§ Task details
Output the full listing below exactly as it reads, and skip anything that is a picture.

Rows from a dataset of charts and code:
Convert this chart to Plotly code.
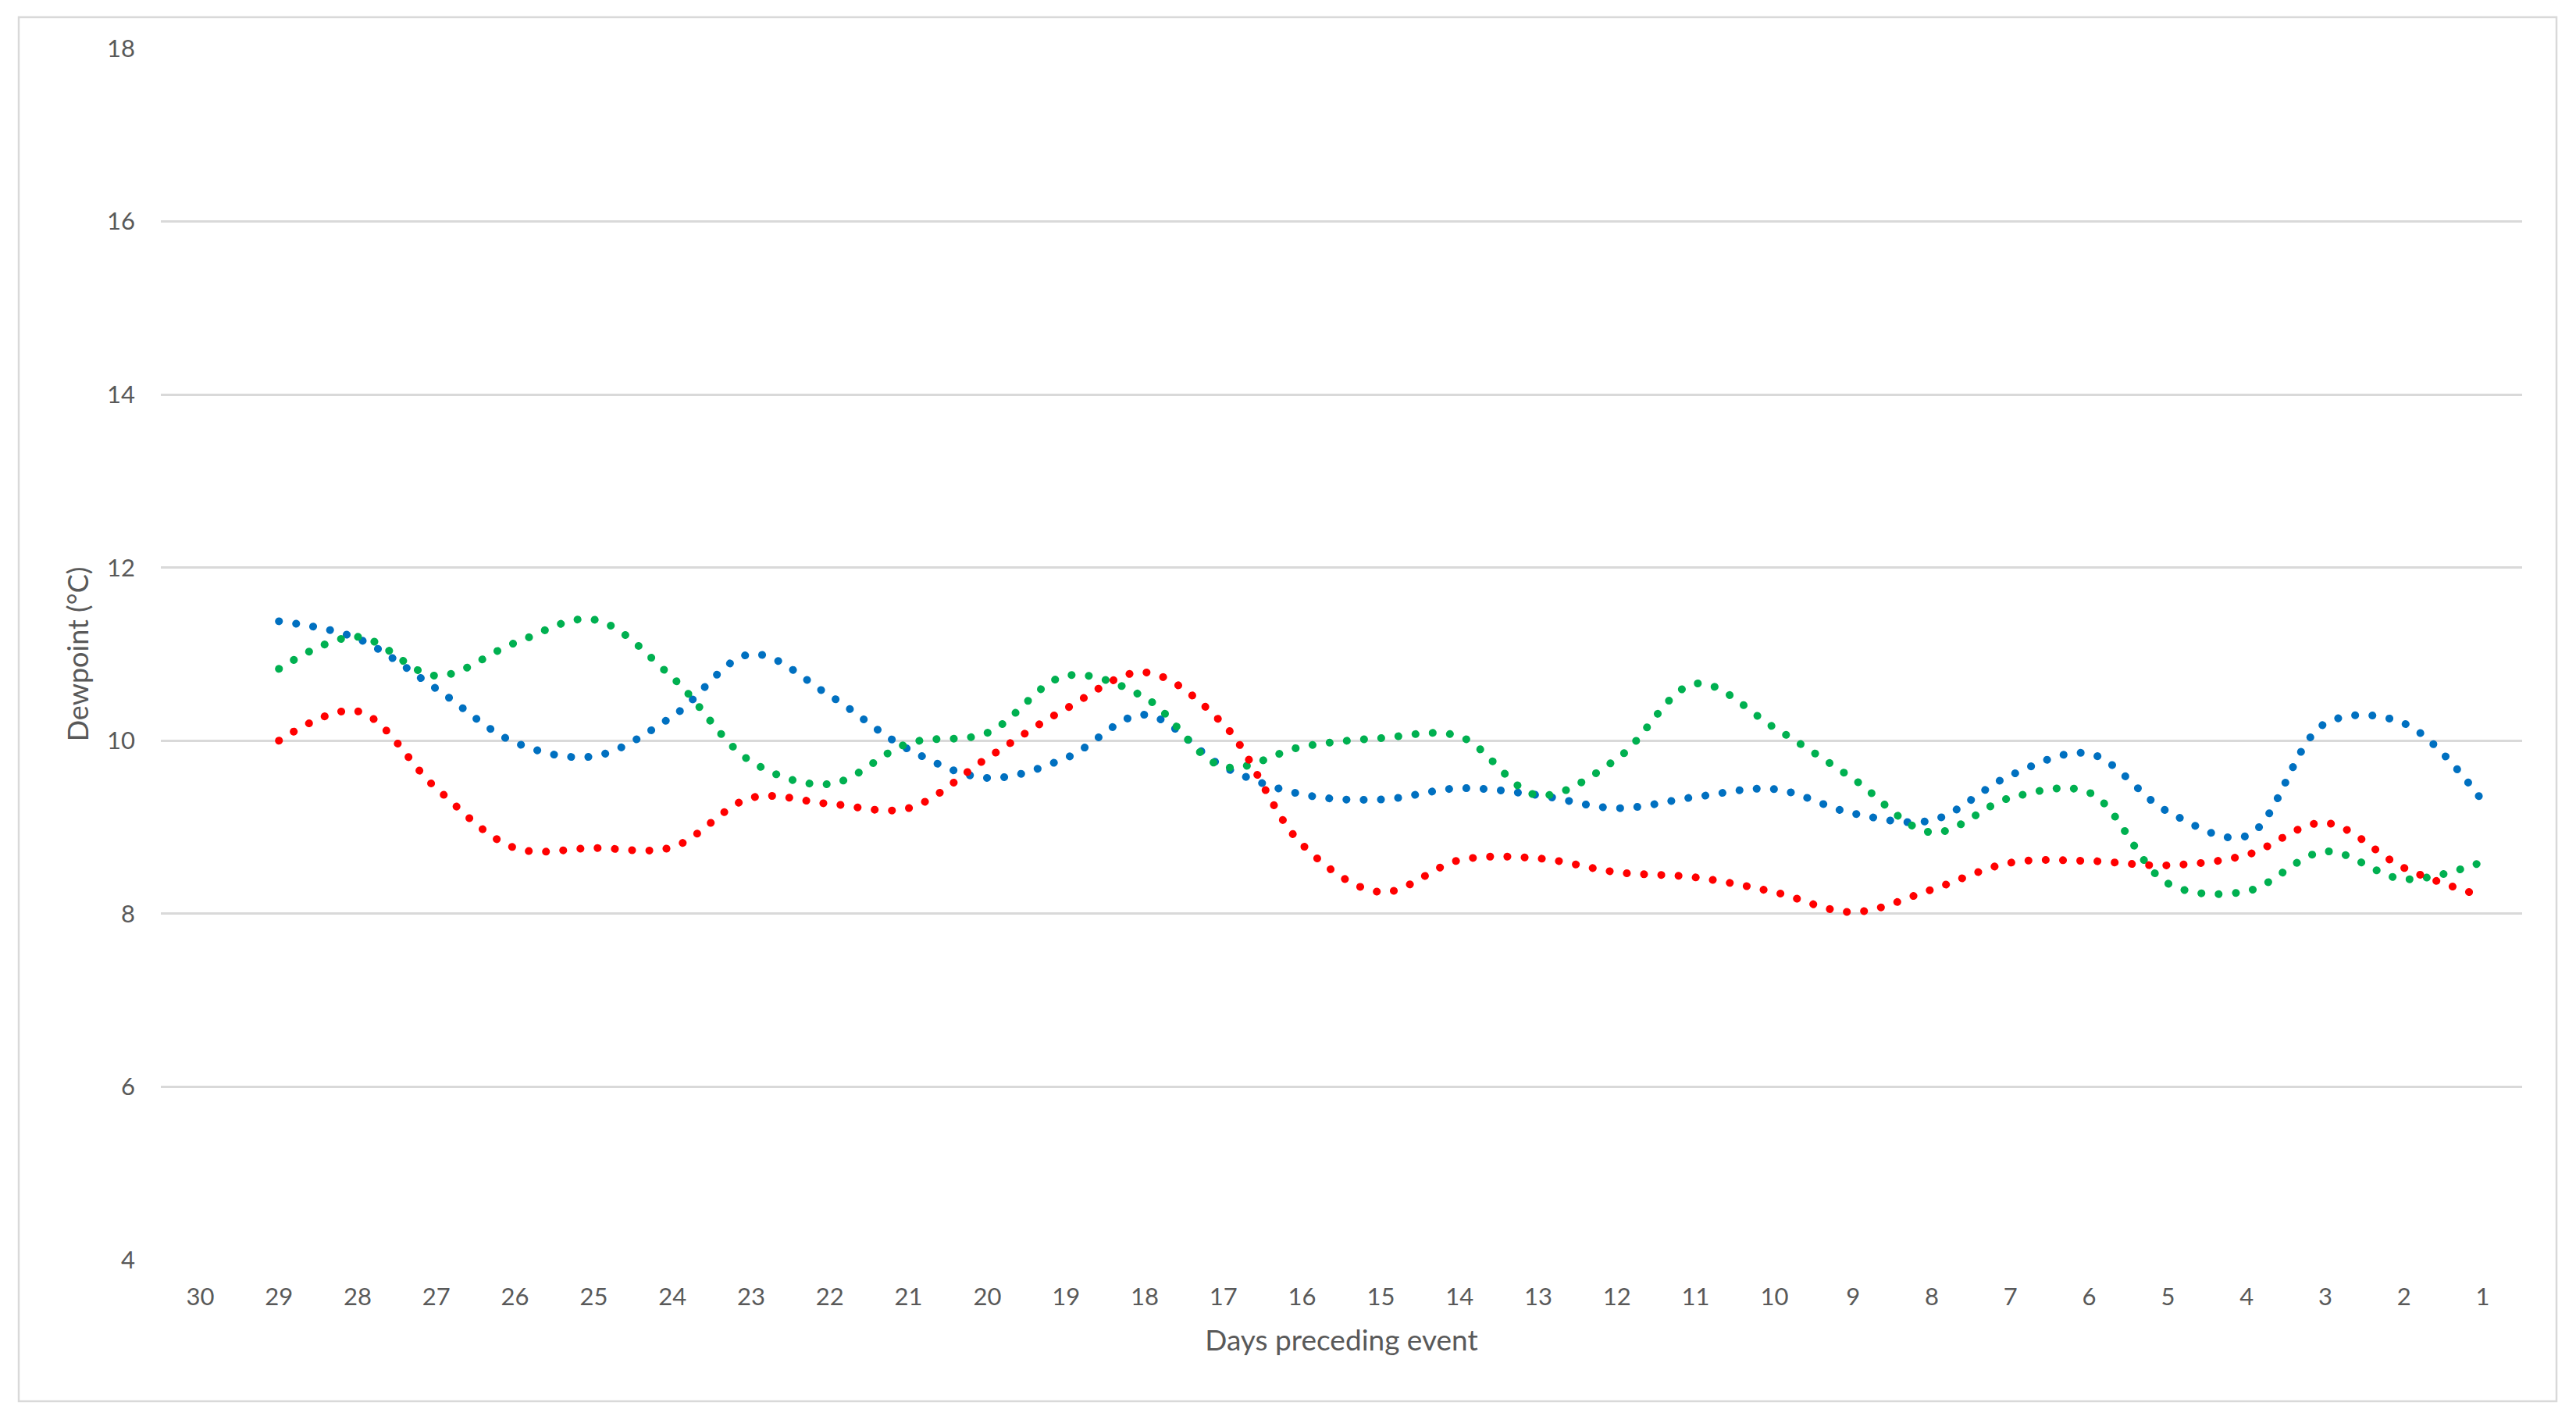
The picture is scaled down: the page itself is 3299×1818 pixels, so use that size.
import plotly.graph_objects as go

# ---- data ----
days = [str(d) for d in range(30, 0, -1)]
blue_vals = [None, 11.38, 11.18, 10.6, 9.98, 9.82, 10.28, 11.0, 10.52, 9.9,
             9.57, 9.8, 10.3, 9.7, 9.38, 9.32, 9.45, 9.37, 9.22, 9.35,
             9.44, 9.16, 9.08, 9.6, 9.85, 9.18, 8.9, 10.2, 10.2, 9.3]
green_vals = [None, 10.83, 11.2, 10.75, 11.13, 11.4, 10.73, 9.76, 9.5, 9.97,
              10.09, 10.75, 10.5, 9.7, 9.93, 10.03, 10.05, 9.37, 9.79, 10.66,
              10.15, 9.56, 8.94, 9.34, 9.4, 8.35, 8.26, 8.72, 8.4, 8.6]
red_vals = [None, 10.0, 10.34, 9.45, 8.76, 8.76, 8.77, 9.34, 9.27, 9.22,
            9.8, 10.37, 10.79, 10.19, 8.8, 8.25, 8.62, 8.64, 8.48, 8.42,
            8.25, 8.02, 8.28, 8.59, 8.61, 8.56, 8.68, 9.05, 8.53, 8.2]
y_ticks = [4, 6, 8, 10, 12, 14, 16, 18]

series = [("Series 1", blue_vals, "#0070C0"),
          ("Series 2", green_vals, "#00B050"),
          ("Series 3", red_vals, "#FF0000")]

W, H = 3299, 1818
L, R, T, B = 206, 69, 62, 205

fig = go.Figure()
for name, vals, col in series:
    fig.add_trace(go.Scatter(
        x=days, y=vals, name=name, mode="lines",
        line=dict(color=col, width=10, dash="0.1px,22px", shape="spline", smoothing=1.0),
        connectgaps=False, showlegend=False, hoverinfo="skip",
    ))

font = "Lato, 'Open Sans', sans-serif"
fig.update_layout(
    width=W, height=H,
    margin=dict(l=L, r=R, t=T, b=B),
    paper_bgcolor="white", plot_bgcolor="white",
    font=dict(family=font, size=31, color="#595959"),
    xaxis=dict(
        type="category", categoryorder="array", categoryarray=days,
        range=[-0.5, len(days) - 0.5],
        showgrid=False, showline=False, zeroline=False, ticks="",
        ticklabelstandoff=26,
        tickfont=dict(size=31, color="#595959"),
        title=dict(text="Days preceding event", font=dict(size=37, color="#595959"), standoff=26),
    ),
    yaxis=dict(
        range=[4, 18], tickvals=y_ticks, showgrid=True, gridcolor="#D9D9D9", gridwidth=2.5,
        zeroline=False, showline=False, ticks="", ticklabelstandoff=32,
        tickfont=dict(size=31, color="#595959"),
        title=dict(text="Dewpoint (°C)", font=dict(size=36, color="#595959"), standoff=12),
    ),
)

# outer chart border
x0 = (24 - L) / (W - L - R)
x1 = (3274 - L) / (W - L - R)
y0 = (H - 1794 - B) / (H - T - B)
y1 = (H - 22 - B) / (H - T - B)
fig.add_shape(type="rect", xref="paper", yref="paper", x0=x0, x1=x1, y0=y0, y1=y1,
              line=dict(color="#D9D9D9", width=2.5), layer="below")

post = """
var s = document.createElement('style');
s.innerHTML = 'html, body { margin: 0 !important; padding: 0 !important; } path.js-line { stroke-linecap: round !important; }';
document.head.appendChild(s);
"""
fig.write_html("out.html", post_script=post, config={"displayModeBar": False})
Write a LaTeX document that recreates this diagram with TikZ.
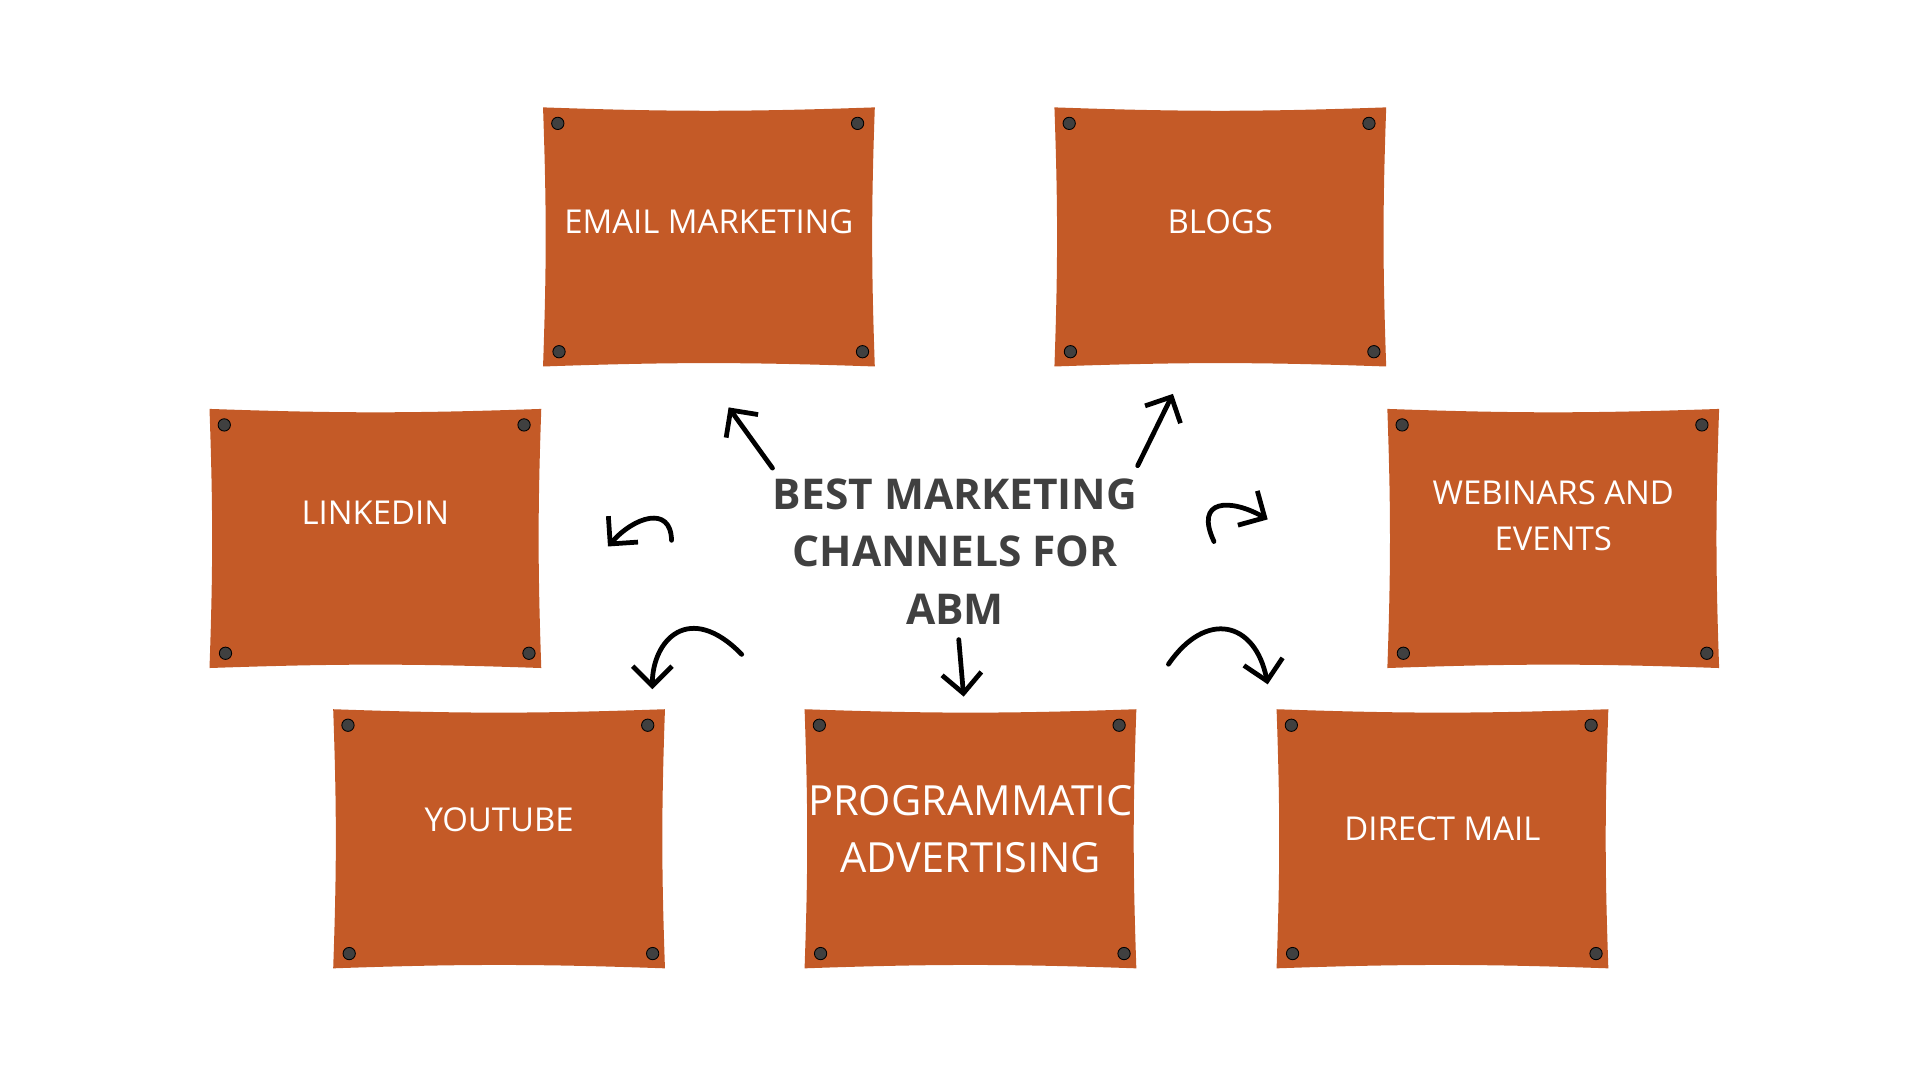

§ Solution for this task
Convert this chart to Plotly code.
The picture is scaled down: the page itself is 3299×1818 pixels, so use that size.
import plotly.graph_objects as go

# ---- data ----
days = [str(d) for d in range(30, 0, -1)]
blue_vals = [None, 11.38, 11.18, 10.6, 9.98, 9.82, 10.28, 11.0, 10.52, 9.9,
             9.57, 9.8, 10.3, 9.7, 9.38, 9.32, 9.45, 9.37, 9.22, 9.35,
             9.44, 9.16, 9.08, 9.6, 9.85, 9.18, 8.9, 10.2, 10.2, 9.3]
green_vals = [None, 10.83, 11.2, 10.75, 11.13, 11.4, 10.73, 9.76, 9.5, 9.97,
              10.09, 10.75, 10.5, 9.7, 9.93, 10.03, 10.05, 9.37, 9.79, 10.66,
              10.15, 9.56, 8.94, 9.34, 9.4, 8.35, 8.26, 8.72, 8.4, 8.6]
red_vals = [None, 10.0, 10.34, 9.45, 8.76, 8.76, 8.77, 9.34, 9.27, 9.22,
            9.8, 10.37, 10.79, 10.19, 8.8, 8.25, 8.62, 8.64, 8.48, 8.42,
            8.25, 8.02, 8.28, 8.59, 8.61, 8.56, 8.68, 9.05, 8.53, 8.2]
y_ticks = [4, 6, 8, 10, 12, 14, 16, 18]

series = [("Series 1", blue_vals, "#0070C0"),
          ("Series 2", green_vals, "#00B050"),
          ("Series 3", red_vals, "#FF0000")]

W, H = 3299, 1818
L, R, T, B = 206, 69, 62, 205

fig = go.Figure()
for name, vals, col in series:
    fig.add_trace(go.Scatter(
        x=days, y=vals, name=name, mode="lines",
        line=dict(color=col, width=10, dash="0.1px,22px", shape="spline", smoothing=1.0),
        connectgaps=False, showlegend=False, hoverinfo="skip",
    ))

font = "Lato, 'Open Sans', sans-serif"
fig.update_layout(
    width=W, height=H,
    margin=dict(l=L, r=R, t=T, b=B),
    paper_bgcolor="white", plot_bgcolor="white",
    font=dict(family=font, size=31, color="#595959"),
    xaxis=dict(
        type="category", categoryorder="array", categoryarray=days,
        range=[-0.5, len(days) - 0.5],
        showgrid=False, showline=False, zeroline=False, ticks="",
        ticklabelstandoff=26,
        tickfont=dict(size=31, color="#595959"),
        title=dict(text="Days preceding event", font=dict(size=37, color="#595959"), standoff=26),
    ),
    yaxis=dict(
        range=[4, 18], tickvals=y_ticks, showgrid=True, gridcolor="#D9D9D9", gridwidth=2.5,
        zeroline=False, showline=False, ticks="", ticklabelstandoff=32,
        tickfont=dict(size=31, color="#595959"),
        title=dict(text="Dewpoint (°C)", font=dict(size=36, color="#595959"), standoff=12),
    ),
)

# outer chart border
x0 = (24 - L) / (W - L - R)
x1 = (3274 - L) / (W - L - R)
y0 = (H - 1794 - B) / (H - T - B)
y1 = (H - 22 - B) / (H - T - B)
fig.add_shape(type="rect", xref="paper", yref="paper", x0=x0, x1=x1, y0=y0, y1=y1,
              line=dict(color="#D9D9D9", width=2.5), layer="below")

post = """
var s = document.createElement('style');
s.innerHTML = 'html, body { margin: 0 !important; padding: 0 !important; } path.js-line { stroke-linecap: round !important; }';
document.head.appendChild(s);
"""
fig.write_html("out.html", post_script=post, config={"displayModeBar": False})
Write a LaTeX document that recreates this diagram with TikZ.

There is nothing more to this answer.